Nasdaq OMX Group Inc. (NDAQ) is prepared to spend a year pursuing its plan to acquire and split NYSE Euronext (NYX), its chief executive said Wednesday, touting a renaissance in equity-related trading.

Bob Greifeld said the exchange operator's efforts to trade cash equities and options more efficiently over the past four years has seen it outperform more diversified peers or those focused on futures, a view likely to be challenged by many in the industry.

"The much-maligned cash equities business over a long period of time is definitely outperforming the much-vaunted derivatives business," said Greifeld during a conference call after reporting a 70% rise in first-quarter earnings

The pursuit of NYSE Euronext in partnership with IntercontinentalExchange Inc. (ICE) would see Nasdaq drop its own push into the over-the-counter derivatives market that many in the industry view as a key growth driver.

Nasdaq OMX would keep its target's cash equities and U.S. options business while ICE acquires the futures and OTC operations, if the partners manage to break up NYSE Euronext's agreed merger with Deutsche Boerse AG (DB1.XE).

Greifeld said overcoming U.S. antitrust concerns will be the catalyst for entering "friendly" discussions with the Big Board operator, which so far has rejected the ICE-Nasdaq overture.

He said Nasdaq OMX has submitted to the U.S. Department of Justice the names of more than 100 customers that could assess the impact of a potential combination of with NYSE Euronext.

Nasdaq and ICE on Tuesday unveiled a souped-up proposal that included a reverse breakup fee and financing commitments that are good for a year.

Central to Greifeld's plan is a wager on trading stocks and options contracts--the most competitive businesses for exchanges--that hinges on the idea of dramatically reducing the cost of electronic trading by running more platforms with fewer systems.

Taking over NYSE Euronext's exchanges would allow Nasdaq OMX to boost discounts for the largest trading firms to the point where customers would trade "essentially for free," Greifeld said, making it harder for smaller competitors to best the combined company on price and services.

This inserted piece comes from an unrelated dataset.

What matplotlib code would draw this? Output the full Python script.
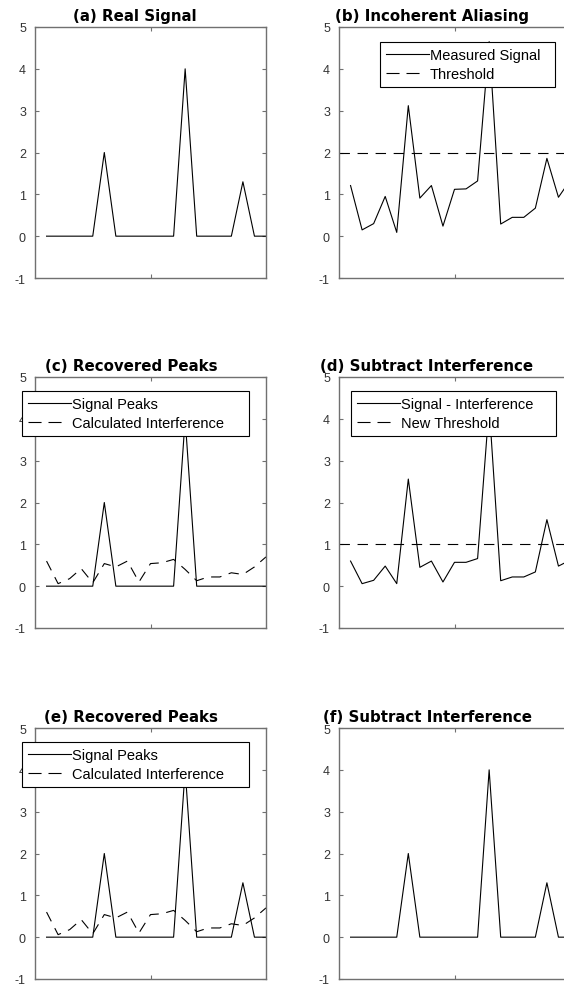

Operators of many incumbent stock exchanges have in the past decade diversified into options and futures, which carry higher trading fees and growth rates. Greifeld said Wednesday that this strategy is partially flawed, and that stocks and futures on interest rates are separate businesses that "don't intertwine".

"Our investors recognize that many more businesses have gone off the tracks by moving away from the core than businesses that have gotten into trouble by focusing on the core," he said in an interview. "We're not going to move outside the cash equities business, it's who we are."

Greifeld trumpeted Nasdaq OMX's earnings, which he said have risen 85% since the first quarter of 2007. During that period, he said, futures-heavy CME Group Inc. (CME) saw earnings rise 12% while Deutsche Boerse posted a 16% decline and NYSE Euronext 23%. Nasdaq OMX's revenues were flat for that time while NYSE and Deutsche Boerse both recorded declines.

Nasdaq OMX will continue to develop ventures into power-trading and other commodities markets but these efforts run separately from the main, stock-centric operations, Greifeld said.

The company reported first-quarter profits of $104 million, or 57 cents a share, up from $61 million, or 28 cents a share, a year earlier. Revenue, less liquidity rebates, brokerage, clearance and exchange fees, jumped 15% to $415 million.

Duncan Niederauer, the NYSE Euronext chief executive who is also slated to lead the combination with Deutsche Boerse, has in the last 10 days become more vocal in promoting the agreed merger over the approach from ICE and Nasdaq. Greifeld declined to say whether Niederauer should stand down, but said it was a matter for the Big Board to contemplate.

"Duncan certainly knows at the end of the day he works for shareholders and his loyalty is to shareholders and not to Deutsche Boerse," said Greifeld. "That fact will loom large in all these considerations."